Speed: time needed to install on cable may be reduced.

Even a small savings in drilling or servicing time of individual wells results in an enormous savings on an annual basis.

While preferred embodiments of the disclosure have been shown and described, modifications thereof may be made by one skilled in the art without departing from the spirit and teachings of the disclosure. The embodiments described herein are exemplary only and are not intended to be limiting. Many variations and modifications of the embodiments disclosed herein are possible and are within the scope of the disclosure. Where numerical ranges or limitations are expressly stated, such express ranges or limitations should be understood to include iterative ranges or limitations of like magnitude falling within the expressly stated ranges or limitations. The use of the term “optionally” with respect to any element of a claim is intended to mean that the subject element is required, or alternatively, is not required. Both alternatives are intended to be within the scope of the claim. Use of broader terms such as comprises, includes, having, etc. should be understood to provide support for narrower terms such as consisting of, consisting essentially of, comprised substantially of, and the like.

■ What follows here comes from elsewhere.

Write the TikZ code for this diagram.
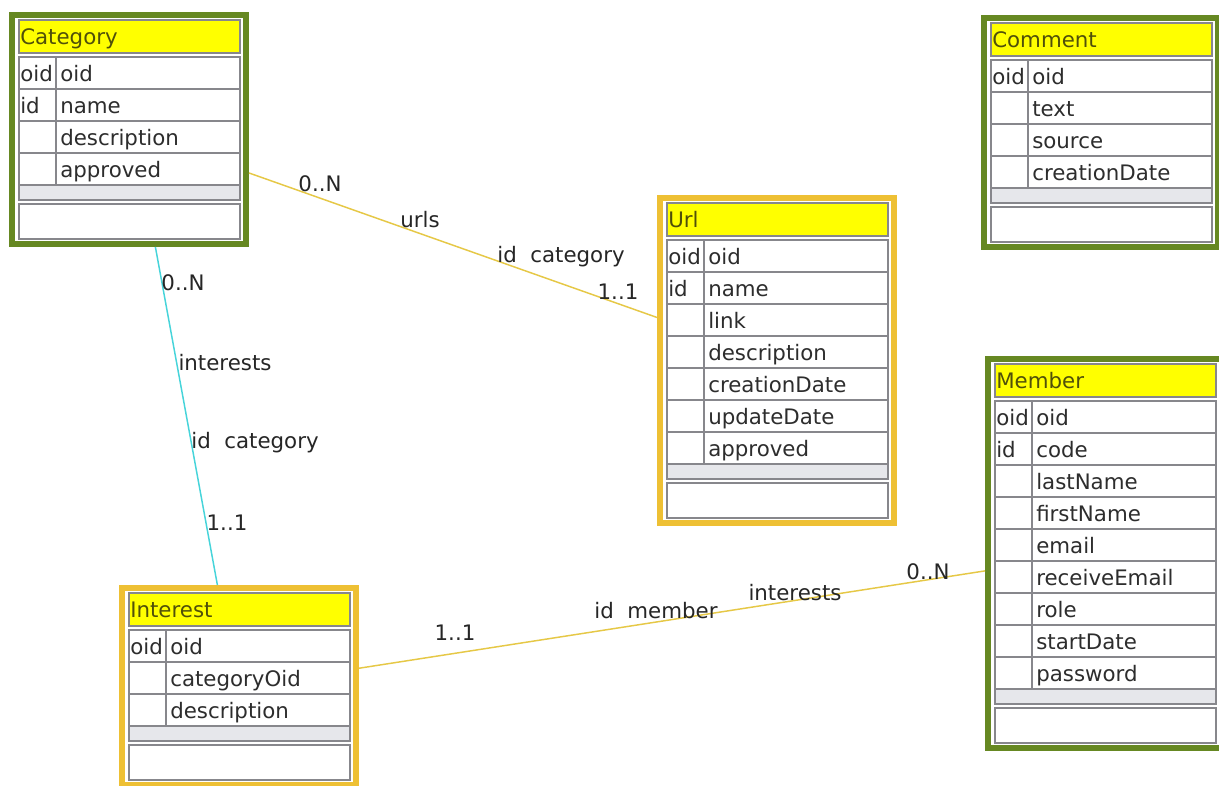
\documentclass[tikz,border=0pt]{standalone}
\usepackage{fontspec}
\setmainfont{DejaVu Sans}
\usetikzlibrary{calc}

\definecolor{framegreen}{RGB}{102,136,34}
\definecolor{framegold}{RGB}{238,192,52}
\definecolor{titleyellow}{RGB}{255,255,0}
\definecolor{titleink}{RGB}{80,80,10}
\definecolor{cellink}{RGB}{45,45,45}
\definecolor{gridgray}{RGB}{135,135,140}
\definecolor{bandgray}{RGB}{230,231,235}
\definecolor{linkgold}{RGB}{230,200,70}
\definecolor{linkcyan}{RGB}{70,212,218}

\tikzset{
  erframe/.style={line width=4.5pt, fill=white, minimum width=234*0.75pt, inner sep=0pt, anchor=north west},
  gridline/.style={draw=gridgray, line width=0.9pt},
  titletext/.style={text=titleink, inner sep=0pt, anchor=base west},
  cell/.style={text=cellink, inner sep=0pt, anchor=base west},
  linklabel/.style={text=black!85, inner sep=0pt},
}

% #1 name, #2 x, #3 y, #4 frame colour, #5 rows, #6 title, #7 key/attribute list
\newcommand{\erentity}[7]{%
  \node[erframe, draw=#4, minimum height={(101+32*#5)*0.75pt}] (#1) at (#2,#3) {};
  \draw[gridline, fill=titleyellow] (#2+10,#3+8) rectangle (#2+231,#3+41);
  \node[titletext] (#1-title) at (#2+11,#3+32) {#6};
  \foreach \k/\a [count=\i from 0] in {#7} {
    \draw[gridline] (#2+10,#3+45+32*\i) rectangle (#2+231,#3+77+32*\i);
    \node[cell] (#1-k\i) at (#2+11,#3+69+32*\i) {\k};
    \node[cell] (#1-a\i) at (#2+51,#3+69+32*\i) {\a};
  }
  \draw[gridline] (#2+47,#3+45) -- (#2+47,#3+45+32*#5);
  \draw[gridline, fill=bandgray] (#2+10,#3+45+32*#5) rectangle (#2+231,#3+60+32*#5);
  \draw[gridline] (#2+10,#3+64+32*#5) rectangle (#2+231,#3+99+32*#5);
}

\begin{document}
\begin{tikzpicture}[x=0.75pt, y=-0.75pt, font=\fontsize{16}{19}\selectfont]

	\useasboundingbox[fill=white] (0,0) rectangle (1219,785);

	% entities
	\erentity{category}{9}{12}{framegreen}{4}{Category}{oid/oid, id/name, {}/description, {}/approved}
	\erentity{url}{657}{195}{framegold}{7}{Url}{oid/oid, id/name, {}/link, {}/description, {}/creationDate, {}/updateDate, {}/approved}
	\erentity{comment}{981}{15}{framegreen}{4}{Comment}{oid/oid, {}/text, {}/source, {}/creationDate}
	\erentity{member}{985}{356}{framegreen}{9}{Member}{oid/oid, id/code, {}/lastName, {}/firstName, {}/email, {}/receiveEmail, {}/role, {}/startDate, {}/password}
	\erentity{interest}{119}{585}{framegold}{3}{Interest}{oid/oid, {}/categoryOid, {}/description}

	% category -- url
	\draw[linkgold, line width=1.1pt] ($(category.north east)!0.685!(category.south east)$) -- ($(url.north west)!0.37!(url.south west)$);
	\node[linklabel] (urls-n) at (320,184) {0..N};
	\node[linklabel] (urls-role) at (420,220) {urls};
	\node[linklabel] (urls-key) at (561,257) {id~~category};
	\node[linklabel] (urls-one) at (618,292) {1..1};

	% category -- interest
	\draw[linkcyan, line width=1.1pt] ($(category.south west)!0.61!(category.south east)$) -- ($(interest.north west)!0.41!(interest.north east)$);
	\node[linklabel] (catint-n) at (183,283) {0..N};
	\node[linklabel] (catint-role) at (225,363) {interests};
	\node[linklabel] (catint-key) at (255,443) {id~~category};
	\node[linklabel] (catint-one) at (227,523) {1..1};

	% interest -- member
	\draw[linkgold, line width=1.1pt] ($(interest.north east)!0.41!(interest.south east)$) -- ($(member.north west)!0.544!(member.south west)$);
	\node[linklabel] (memint-one) at (455,633) {1..1};
	\node[linklabel] (memint-key) at (656,611) {id~~member};
	\node[linklabel] (memint-role) at (795,593) {interests};
	\node[linklabel] (memint-n) at (928,572) {0..N};

\end{tikzpicture}
\end{document}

Accordingly, the scope of protection is not limited by the description set out above but is only limited by the claims which follow, that scope including all equivalents of the subject matter of the claims. Each and every claim is incorporated into the specification as an embodiment of the present disclosure. Thus, the claims are a further description and are an addition to the preferred embodiments of the present disclosure. The inclusion or discussion of a reference is not an admission that it is prior art to the present disclosure, especially any reference that may have a publication date after the priority date of this application. The disclosures of all patents, patent applications, and publications cited herein are hereby incorporated by reference, to the extent they provide background knowledge; or exemplary, procedural or other details supplementary to those set forth herein.